Items from a dataset
_ _ _

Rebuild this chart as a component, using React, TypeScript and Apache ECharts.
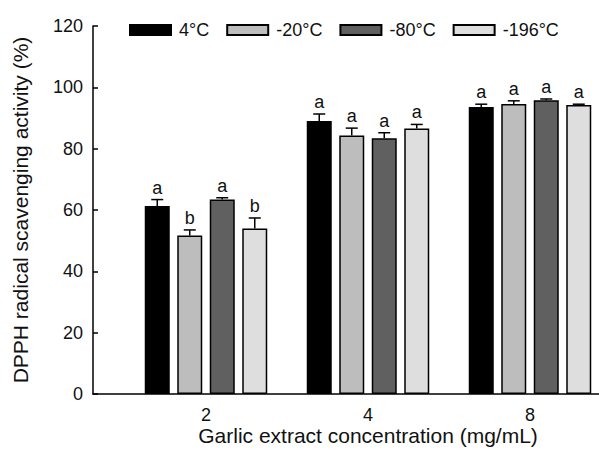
import React, { useEffect, useRef } from "react";
import * as echarts from "echarts";

const categories = ["2", "4", "8"];
const seriesNames = ["4°C", "-20°C", "-80°C", "-196°C"];
const colors = ["#000000", "#bdbdbd", "#606060", "#dedede"];
const values4 = [61.3, 89.0, 93.6];
const values20 = [51.7, 84.3, 94.6];
const values80 = [63.4, 83.4, 95.8];
const values196 = [54.0, 86.6, 94.2];
const err4 = [2.1, 2.3, 0.9];
const err20 = [1.8, 2.4, 1.0];
const err80 = [0.6, 1.8, 0.4];
const err196 = [3.4, 1.3, 0.3];
const letters4 = ["a", "a", "a"];
const letters20 = ["b", "a", "a"];
const letters80 = ["a", "a", "a"];
const letters196 = ["b", "a", "a"];
const yTicks = { min: 0, max: 120, interval: 20 };

const allValues = [values4, values20, values80, values196];
const allErr = [err4, err20, err80, err196];
const allLetters = [letters4, letters20, letters80, letters196];

const FONT = '"Liberation Sans", Arial, sans-serif';
const BAR_W = 25;
const BAR_GAP = 7.5;

export default function App() {
  const ref = useRef<HTMLDivElement>(null);
  useEffect(() => {
    if (!ref.current) return;
    const chart = echarts.init(ref.current, null, { renderer: "svg" });
    const barSeries = seriesNames.map((name, i) => ({
      name,
      type: "bar",
      xAxisIndex: 1,
      yAxisIndex: 1,
      barWidth: BAR_W,
      barGap: (BAR_GAP / BAR_W) * 100 + "%",
      data: allValues[i],
      itemStyle: { color: colors[i], borderColor: "#000", borderWidth: 1.5 },
      z: 2,
    }));
    const errSeries = seriesNames.map((name, i) => ({
      name: name + " err",
      type: "custom",
      xAxisIndex: 1,
      yAxisIndex: 1,
      z: 3,
      data: allValues[i].map((v, j) => [j, v, allErr[i][j]]),
      renderItem: (params: any, api: any) => {
        const cat = api.value(0);
        const val = api.value(1);
        const err = api.value(2);
        const base = api.coord([cat, val]);
        const top = api.coord([cat, val + err]);
        const x = base[0] + (i - 1.5) * (BAR_W + BAR_GAP);
        const letter = allLetters[i][params.dataIndex];
        return {
          type: "group",
          children: [
            { type: "line", shape: { x1: x, y1: base[1], x2: x, y2: top[1] }, style: { stroke: "#000", lineWidth: 1.5 } },
            { type: "line", shape: { x1: x - 6, y1: top[1], x2: x + 6, y2: top[1] }, style: { stroke: "#000", lineWidth: 1.5 } },
            {
              type: "text",
              x,
              y: top[1] - 3,
              style: { text: letter, fill: "#111", font: `18px ${FONT}`, align: "center", verticalAlign: "bottom" },
            },
          ],
        };
      },
    }));
    chart.setOption({
      animation: false,
      backgroundColor: "#ffffff",
      legend: {
        data: seriesNames,
        left: 124,
        top: 16,
        itemWidth: 41,
        itemHeight: 10,
        itemGap: 17,
        icon: "rect",
        textStyle: { fontSize: 18, fontFamily: FONT, color: "#111", padding: [0, 0, 0, 3] },
      },
      grid: [
        { left: 93, width: 506, top: 26, bottom: 58, outerBoundsMode: "none" },
        { left: 125, width: 486, top: 26, bottom: 58, outerBoundsMode: "none" },
      ],
      xAxis: [
        {
          type: "value",
          gridIndex: 0,
          min: 0,
          max: 1,
          axisLine: { show: true, lineStyle: { color: "#000", width: 1.5 } },
          axisTick: { show: false },
          axisLabel: { show: false },
          splitLine: { show: false },
        },
        {
          type: "category",
          gridIndex: 1,
          data: categories,
          axisLine: { show: false },
          axisTick: { show: false },
          axisLabel: { fontSize: 18, fontFamily: FONT, color: "#111", margin: 12 },
          name: "Garlic extract concentration (mg/mL)",
          nameLocation: "middle",
          nameGap: 31,
          nameMoveOverlap: false,
          nameTextStyle: { fontSize: 21, fontFamily: FONT, color: "#111" },
        },
      ],
      yAxis: [
        {
          type: "value",
          gridIndex: 0,
          min: yTicks.min,
          max: yTicks.max,
          interval: yTicks.interval,
          axisLine: { show: true, lineStyle: { color: "#000", width: 1.5 } },
          axisTick: { show: true, inside: true, length: 5, lineStyle: { color: "#000", width: 1.5 } },
          axisLabel: { fontSize: 18, fontFamily: FONT, color: "#111", margin: 10 },
          splitLine: { show: false },
          name: "DPPH radical scavenging activity (%)",
          nameLocation: "middle",
          nameGap: 62,
          nameMoveOverlap: false,
          nameTextStyle: { fontSize: 21, fontFamily: FONT, color: "#111" },
        },
        {
          type: "value",
          gridIndex: 1,
          min: yTicks.min,
          max: yTicks.max,
          interval: yTicks.interval,
          show: false,
          splitLine: { show: false },
        },
      ],
      series: [...barSeries, ...errSeries],
    });
    return () => chart.dispose();
  }, []);
  return (
    <div
      ref={ref}
      style={{ position: "absolute", left: 0, top: 0, width: 599, height: 452 }}
    />
  );
}
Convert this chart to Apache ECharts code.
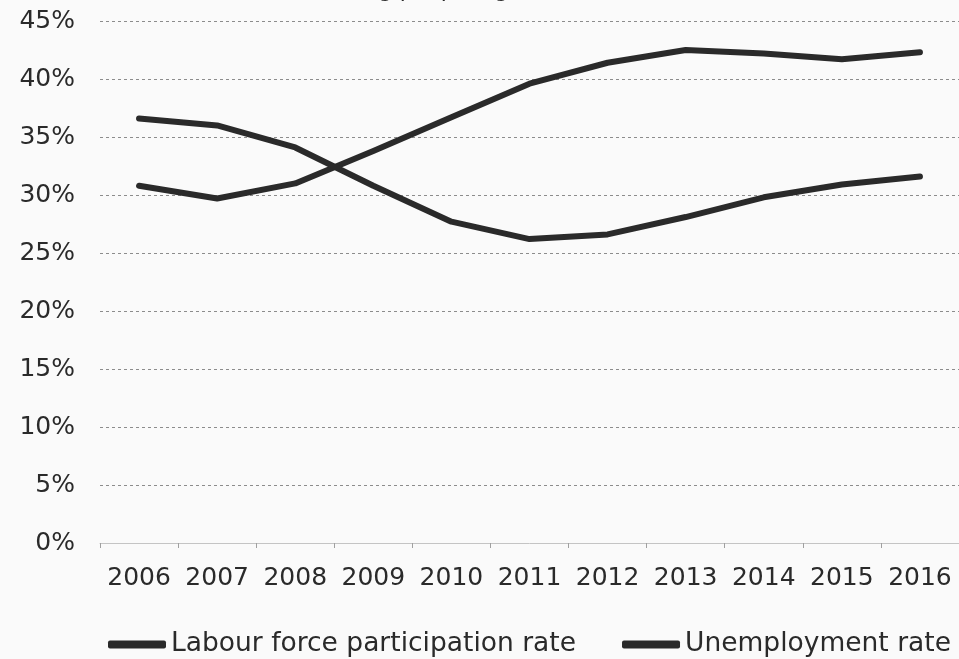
<!DOCTYPE html>
<html>
<head>
<meta charset="utf-8">
<script src="https://cdn.jsdelivr.net/npm/echarts@6/dist/echarts.min.js"></script>
<style>
    html, body { margin: 0; padding: 0; background: #fafafa; }
    #chart { width: 959px; height: 659px; }
</style>
</head>
<body>
<div id="chart"></div>
<script>
// years on the x axis
const years = ['2006', '2007', '2008', '2009', '2010', '2011', '2012', '2013', '2014', '2015', '2016'];
// values in percent
const participation = [30.8, 29.7, 31.0, 33.8, 36.7, 39.6, 41.4, 42.5, 42.2, 41.7, 42.3];
const unemployment = [36.6, 36.0, 34.1, 30.8, 27.7, 26.2, 26.6, 28.1, 29.8, 30.9, 31.6];
const seriesNames = ['Labour force participation rate', 'Unemployment rate'];
const titleText = 'Young people aged 15-24, 2006-2016';

const font = 'DejaVu Sans';
const ink = '#2a2a2a';

// first split line sits under the axis line, keep it hidden
const gridColors = ['rgba(0,0,0,0)'].concat(new Array(9).fill('#8c8c8c'));

function lineSeries(name, data) {
    return {
        name: name,
        type: 'line',
        data: data,
        symbol: 'none',
        smooth: false,
        lineStyle: { color: ink, width: 6, join: 'round', cap: 'round' },
        itemStyle: { color: ink }
    };
}

const myChart = echarts.init(document.getElementById('chart'));
myChart.setOption({
    backgroundColor: '#fafafa',
    animation: false,
    title: {
        text: titleText,
        left: 529,
        textAlign: 'center',
        top: -25,
        textStyle: { fontFamily: font, fontSize: 22, fontWeight: 'normal', color: ink }
    },
    grid: {
        left: 100,
        right: 0,
        top: 21,
        bottom: 116,
        containLabel: false
    },
    legend: {
        data: seriesNames,
        left: 103,
        top: 626,
        icon: 'roundRect',
        itemWidth: 58,
        itemHeight: 8,
        itemGap: 46,
        textStyle: { fontFamily: font, fontSize: 26.5, color: ink }
    },
    xAxis: {
        type: 'category',
        data: years,
        boundaryGap: true,
        axisLine: { lineStyle: { color: '#c4c4c4', width: 1 } },
        axisTick: { show: true, length: 5, lineStyle: { color: '#a0a0a0' } },
        axisLabel: { fontFamily: font, fontSize: 25, color: ink, margin: 23, interval: 0 }
    },
    yAxis: {
        type: 'value',
        min: 0,
        max: 45,
        interval: 5,
        axisLine: { show: false },
        axisTick: { show: false },
        axisLabel: {
            fontFamily: font,
            fontSize: 25,
            color: ink,
            margin: 25,
            formatter: '{value}%'
        },
        splitLine: {
            lineStyle: { color: gridColors, type: [3, 3], width: 1 }
        }
    },
    series: [
        lineSeries(seriesNames[0], participation),
        lineSeries(seriesNames[1], unemployment)
    ]
});
</script>
</body>
</html>
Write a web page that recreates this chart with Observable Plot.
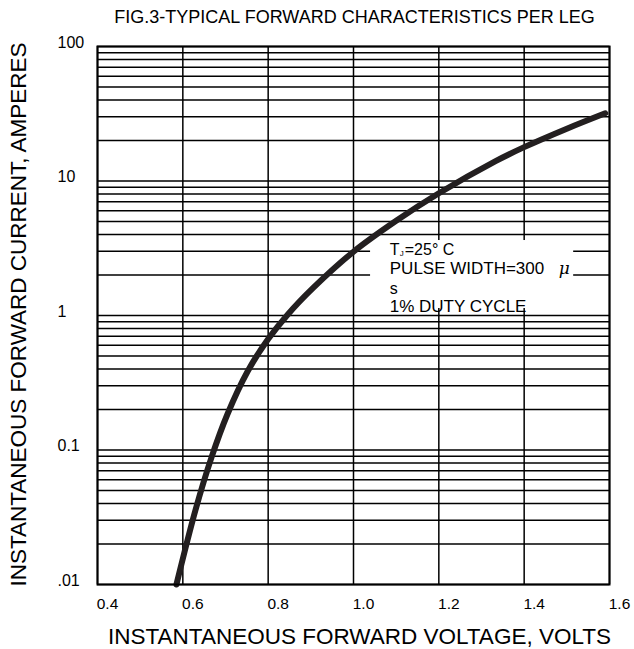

_ _ _

**WRITTEN INSTRUCTION:** Every line from the top of the entries through the line that holds "import * as" is to be quoted exactly, please, and nothing else; omit the pictures.

**RESPONSE:**
Rebuild this chart as a component, using React, TypeScript and Apache ECharts.
import React, { useEffect, useRef } from "react";
import * as echarts from "echarts";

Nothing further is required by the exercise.